__What you need to do__: Quote from the first line below through the line that contains "import pandas as pd", both included, and leave the pictures out.

__Provided data__:
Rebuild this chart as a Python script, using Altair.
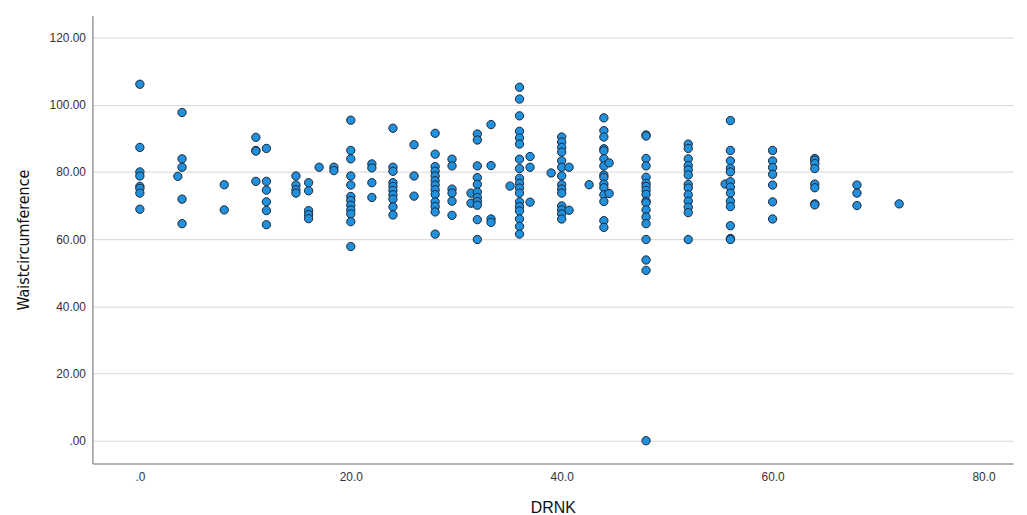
import altair as alt
import pandas as pd

drnk_groups = [0, 3.6, 4, 8, 11, 12, 14.8, 16, 17, 18.4, 20, 22, 24, 26, 28, 29.6, 31.4, 32,
               33.3, 35.1, 36, 37, 39, 40, 40.7, 42.6, 44, 44.5, 48, 52, 55.5, 56, 60, 64, 68, 72]
waist_groups = [
    [106.1, 87.3, 80.0, 78.8, 75.7, 75.1, 73.7, 68.9],
    [78.7],
    [97.7, 83.9, 81.4, 71.9, 64.6],
    [76.2, 68.7],
    [90.3, 86.4, 86.2, 77.2],
    [87.0, 77.2, 74.6, 71.1, 68.5, 64.3],
    [78.8, 76.1, 74.7, 73.7],
    [76.8, 74.4, 68.5, 67.3, 66.1],
    [81.4],
    [81.4, 80.4],
    [95.4, 86.4, 83.9, 78.8, 76.1, 72.7, 71.5, 70.1, 68.7, 67.5, 65.2, 57.8],
    [82.4, 81.2, 76.8, 72.4],
    [93.0, 81.4, 80.2, 76.8, 75.7, 74.5, 73.2, 71.9, 69.6, 67.2],
    [88.1, 78.8, 72.8],
    [91.5, 85.3, 81.6, 80.2, 78.8, 77.4, 76.1, 74.7, 73.3, 71.1, 69.7, 68.1, 61.5],
    [83.8, 81.8, 74.9, 73.7, 71.3, 67.1],
    [73.7, 70.7],
    [91.3, 89.5, 81.8, 78.3, 76.3, 74.0, 72.4, 71.2, 70.1, 65.8, 59.9],
    [94.1, 81.9, 66.0, 65.0],
    [75.8],
    [105.2, 101.7, 96.7, 92.1, 90.1, 88.3, 83.8, 81.0, 78.1, 76.6, 75.2, 73.7, 71.1, 69.7, 68.4, 66.0, 63.8, 61.5],
    [84.6, 81.4, 71.0],
    [79.7],
    [90.4, 88.9, 87.3, 85.9, 83.3, 81.4, 78.8, 76.2, 74.9, 73.7, 69.9, 68.7, 67.5, 66.0],
    [81.4, 68.6],
    [76.2],
    [96.1, 92.3, 90.4, 86.9, 86.3, 83.9, 81.8, 79.1, 78.4, 76.4, 75.3, 73.2, 71.2, 65.5, 63.5],
    [82.7, 73.6],
    [91.0, 90.7, 84.0, 81.8, 78.4, 76.6, 75.7, 74.5, 73.3, 71.3, 70.8, 68.7, 66.6, 64.6, 59.9, 53.8, 50.7, 0.0],
    [88.3, 87.0, 83.9, 81.9, 80.6, 79.1, 76.3, 75.2, 73.2, 71.3, 69.5, 67.9, 59.9],
    [76.4],
    [95.3, 86.4, 83.3, 81.1, 80.0, 77.1, 75.5, 73.7, 71.3, 69.7, 64.0, 60.2, 59.9],
    [86.4, 83.3, 81.3, 79.3, 76.1, 71.1, 66.0],
    [84.0, 83.5, 82.5, 81.0, 76.4, 75.3, 70.5, 70.2],
    [76.1, 73.7, 70.0],
    [70.5],
]

x_ticks = [0, 20, 40, 60, 80]
y_ticks = [0, 20, 40, 60, 80, 100, 120]

rows = []
for d, ws in zip(drnk_groups, waist_groups):
    for w in ws:
        rows.append({"DRNK": d, "Waistcircumference": w})
df = pd.DataFrame(rows)

chart = alt.Chart(df).mark_point(
    filled=True, shape="circle", size=70, fill="#2191dd",
    stroke="#1b2433", strokeWidth=1, opacity=1
).encode(
    x=alt.X("DRNK:Q",
            scale=alt.Scale(domain=[-4.5, 82.8], nice=False, zero=False),
            axis=alt.Axis(values=x_ticks, grid=False, ticks=False,
                          labelExpr="datum.value == 0 ? '.0' : format(datum.value, '.1f')",
                          labelPadding=8, titlePadding=17, title="DRNK",
                          titleFontSize=16, titleFontWeight="normal")),
    y=alt.Y("Waistcircumference:Q",
            scale=alt.Scale(domain=[-6.8, 126.5], nice=False, zero=False),
            axis=alt.Axis(values=y_ticks, grid=True, ticks=False,
                          labelExpr="datum.value == 0 ? '.00' : format(datum.value, '.2f')",
                          labelPadding=7, titlePadding=18, title="Waistcircumference",
                          titleFontSize=16, titleFontWeight="normal",
                          titleFont="DejaVu Sans Condensed, Liberation Sans Narrow, Liberation Sans")),
).properties(
    width=927, height=451,
    autosize=alt.AutoSizeParams(type="none"),
    padding={"left": 85, "top": 6, "right": 6, "bottom": 50},
).configure_axis(
    labelFont="Liberation Sans", labelFontSize=12, labelColor="#333333",
    titleFont="Liberation Sans", titleColor="#111111",
    domainColor="#9a9a9a", domainWidth=1.5,
    gridColor="#d6d6d6", gridWidth=1,
).configure_view(stroke=None)

chart.save("out.html", embed_options={"renderer": "svg", "actions": False})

__Expected answer__:
Rebuild this chart as a Python script, using Altair.
import altair as alt
import pandas as pd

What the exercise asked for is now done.